Neural Volume Rendering and NeRF-style papers have exploded on the scene in 2020, and the last word has not been said. This post definitely does not rise to the level of a thorough review, but I hope that this “explosition” is useful for people working in this area or thinking of joining the fray.
However, if I may venture an opinion, it is far from clear -even in the face of all this excitement- that neural volume rendering is going to carry the day in the end. While the real world does have haze, smoke, transparencies, etcetera, in the end most of the light is scattered into our eyes from surfaces. NeRF-style networks might be easily trainable because of their volume-based approach, but I already see a trend where authors are trying to discover or guess the surfaces after convergence.

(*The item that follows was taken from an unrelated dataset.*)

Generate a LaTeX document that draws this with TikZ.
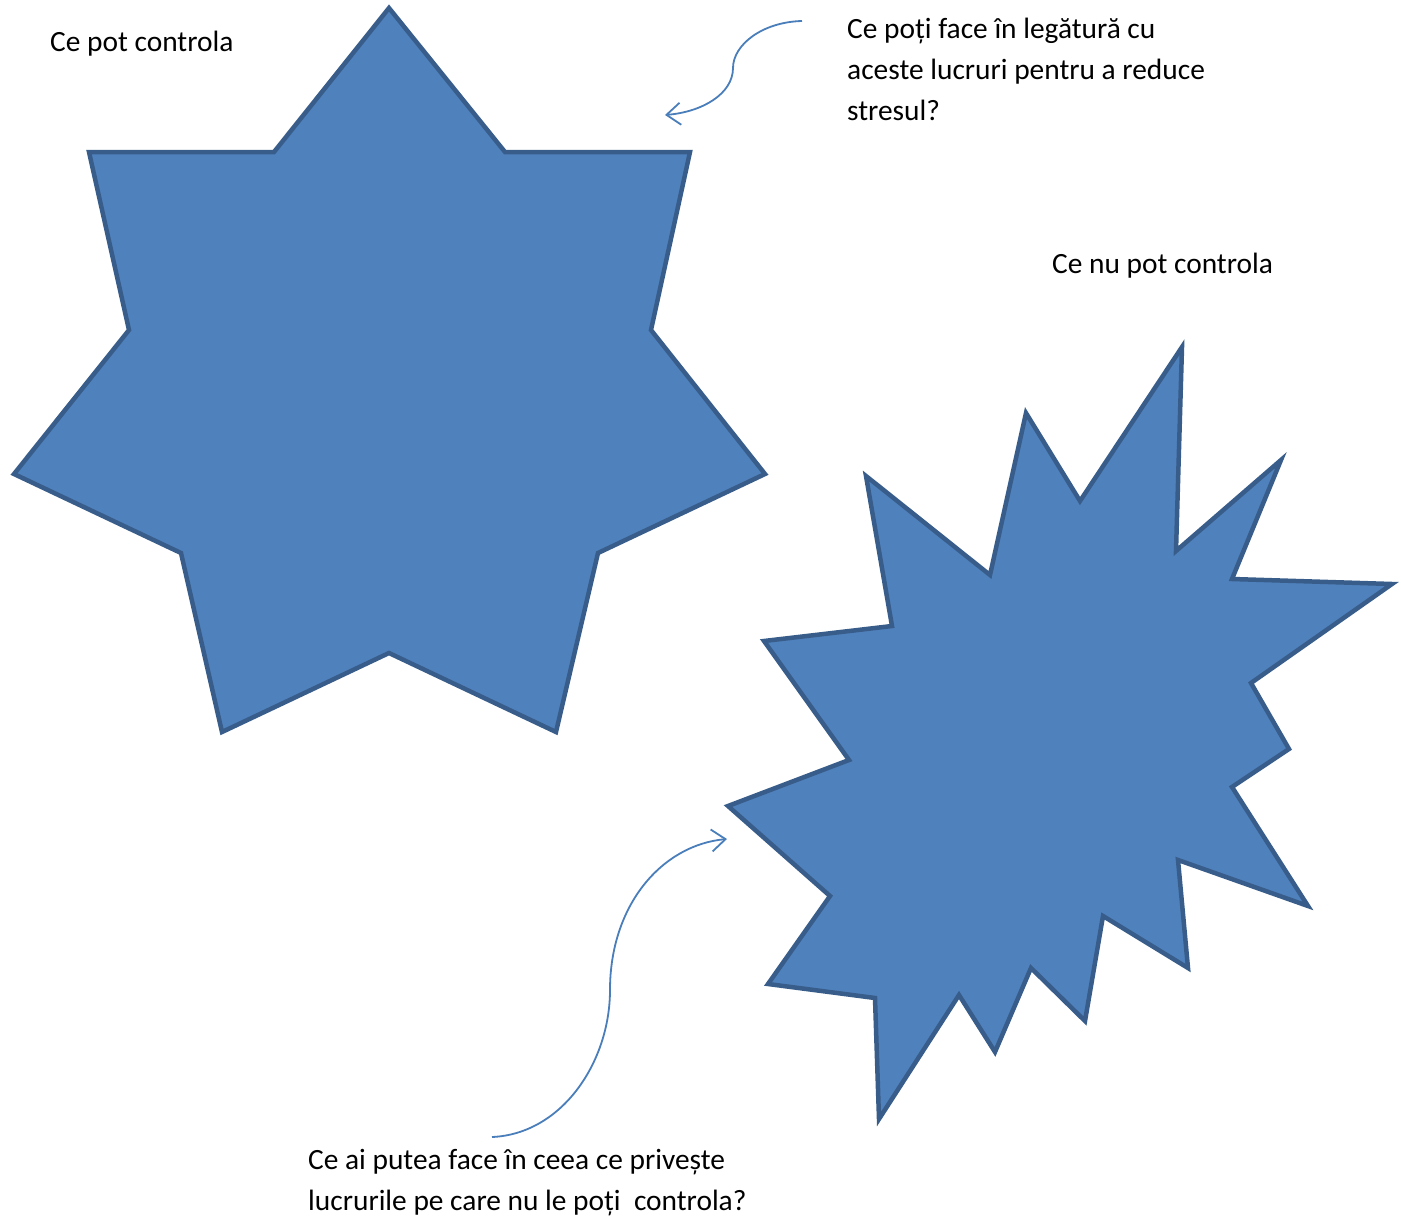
\documentclass[tikz,border=0pt]{standalone}
\usepackage{fontspec}
\setmainfont{Carlito}
\usetikzlibrary{arrows.meta}
\definecolor{starfill}{HTML}{4F81BD}
\definecolor{starline}{HTML}{385D8A}
\definecolor{arrowline}{HTML}{4A7EBB}
\begin{document}
\begin{tikzpicture}[x=1pt,y=-1pt,
  starshape/.style={fill=starfill, draw=starline, line width=4.5pt, line join=miter},
  txt/.style={font=\fontsize{29.4}{41}\selectfont, inner sep=0pt, anchor=base west, align=left},
  arrowcurve/.style={draw=arrowline, line width=1.8pt, -{Straight Barb[length=14pt,width=22pt]}}]
\useasboundingbox (0,0) rectangle (1401,1218);
% six-pointed star
\path[starshape] (389,8) -- (505,152) -- (690,152) -- (651,330) -- (765,474) -- (598,553)
  -- (556,732) -- (389,653) -- (222,732) -- (181,553) -- (14,474) -- (129,330)
  -- (89,152) -- (274,152) -- cycle;
% explosion
\path[starshape] (866,476) -- (990,575) -- (1026,413) -- (1080,501) -- (1182,347)
  -- (1176,551) -- (1281,460) -- (1232,579) -- (1392,584) -- (1251,683) -- (1289,749)
  -- (1232,787) -- (1308,906) -- (1178,860) -- (1188,968) -- (1103,916) -- (1085,1021)
  -- (1031,968) -- (995,1052) -- (959,995) -- (879,1119) -- (875,998) -- (768,984)
  -- (830,896) -- (728,806) -- (849,760) -- (764,641) -- (892,626) -- cycle;
% texts (base anchor = baseline of the last line)
\node[txt] (t1) at (50,51) {Ce pot controla};
\node[txt] (t2) at (847,120) {Ce poți face în legătură cu\\aceste lucruri pentru a reduce\\stresul?};
\node[txt] (t3) at (1052,273) {Ce nu pot controla};
\node[txt] (t4) at (308,1210) {Ce ai putea face în ceea ce privește\\lucrurile pe care nu le poți\ \ controla?};
% arrows
\coordinate (a1s) at (802,21);
\coordinate (a1e) at (665,115);
\coordinate (a2s) at (492,1137);
\coordinate (a2e) at (727,839);
\draw[arrowcurve] (a1s) .. controls (762,22) and (733,45) .. (733,68)
  .. controls (733,94) and (702,112) .. (a1e);
\draw[arrowcurve] (a2s) .. controls (562,1134) and (610,1062) .. (610,990)
  .. controls (610,905) and (662,845) .. (a2e);
\end{tikzpicture}
\end{document}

In fact, the stratified sampling scheme in the original NeRF paper is exactly that. Hence, as we learn from the NeRF explosion I can easily see the field moving back to SDF-style implicit representations or even voxels, at least at inference time.
I want to conclude by giving a shoutout to the 152 authors of the papers I mentioned above: Matan Atzmon, Jonathan Barron, Ronan Basri, Mojtaba Bemana, Alexander Bergman, Sai Bi, Mark Boss, Sofien Bouaziz, Raphael Braun, Rohan Chabra, Eric Chan, Zhiqin Chen, Forrester Cole, Enric Corona, Boyang Deng, Alexey Dosovitskiy, Yilun Du, Daniel Duckworth, Alireza Fathi, Pete Florence, William Freeman, Thomas Funkhouser, Guy Gafni, Meirav Galun, Chen Gao, Andreas Geiger, Kyle Genova, Dan Goldman, Vladislav Golyanik, Jiatao Gu, Michelle Guo, Miloš Hašan, Felix Heide, Geoffrey Hinton, Yannick Hold-Geoffroy, Zeng Huang, Jia-Bin Huang, Eddy Ilg, Phillip Isola, Varun Jampani, Timothy Jeruzalski, Wei Jiang, Angjoo Kanazawa, Yoni Kasten, Peter Kellnhofer, Changil Kim, Julian Knodt, Vladlen Koltun, Johannes Kopf, David Kriegman, Wei-Sheng Lai, Christoph Lassner, Andreas Lehrmann, Hendrik Lensch, Jan Lenssen, JP Lewis, Zhengqi Li, Ke Li, Hao Li, Chia-Kai Liang, Yiyi Liao, Kyaw Zaw Lin, Tsung-Yi Lin, David Lindell, Yaron Lipman, Lingjie Liu, Ce Liu, Stephen Lombardi, Steven Lovegrove, Zhaoyang Lv, Fahim Mannan, Julien Martel, Ricardo Martin-Brualla, Lars Mescheder, Ben Mildenhall, Marco Monteiro, Dror Moran, Francesc Moreno-Noguer, Shigeo Morishima, Karol Myszkowski, Ryota Natsume, Richard Newcombe, Ren Ng, Michael Niemeyer, Matthias Nießner, Simon Niklaus, Mohammad Norouzi, Sebastian Nowozin, Michael Oechsle, Julian Ost, Lionel Ott, Jeong Joon Park, Keunhong Park, Gerard Pons-Moll, Albert Pumarola, Noha Radwan, Ravi Ramamoorthi, Fabio Ramos, Daniel Rebain, Gernot Riegler, Tobias Ritschel, Alberto Rodriguez, Shunsuke Saito, Mehdi Sajjadi, Jason Saragih, Aaron Sarna, Divi Schmidt, Tanner Schmidt, Gabriel Schwartz, Katja Schwarz, Hans-Peter Seidel, Steven Seitz, Yaser Sheikh, Yichang Shih, Tomas Simon, Utkarsh Sinha, Vincent Sitzmann, Noah Snavely, Pratul Srinivasan, Julian Straub, Tat-Seng Sua, Kalyan Sulkavalli, Andrea Tagliasacchi, Matthew Tancik, Joshua Tenenbaum, Ayush Tewari, Christian Theobalt, Justus Thies, Nils Thürey, Edgar Tretschk, Alex Trevithick, Daniel Vlasic, Oliver Wang, Terrence Wang, Gordon Wetzstein, Jiajun Wu, Wenqi Xian, Zexiang Xu, Bo Yang, Lior Yariv, Soroosh Yazdani, Vickie Ye, Lin Yen-Chen, Kwang Moo Yi, Alex Yu, Hong-Xing Yu, Wentao Yuan, Hao Zhang, Kai Zhang, Xiuming Zhang, Yinan Zhang, and Michael Zollhöfer.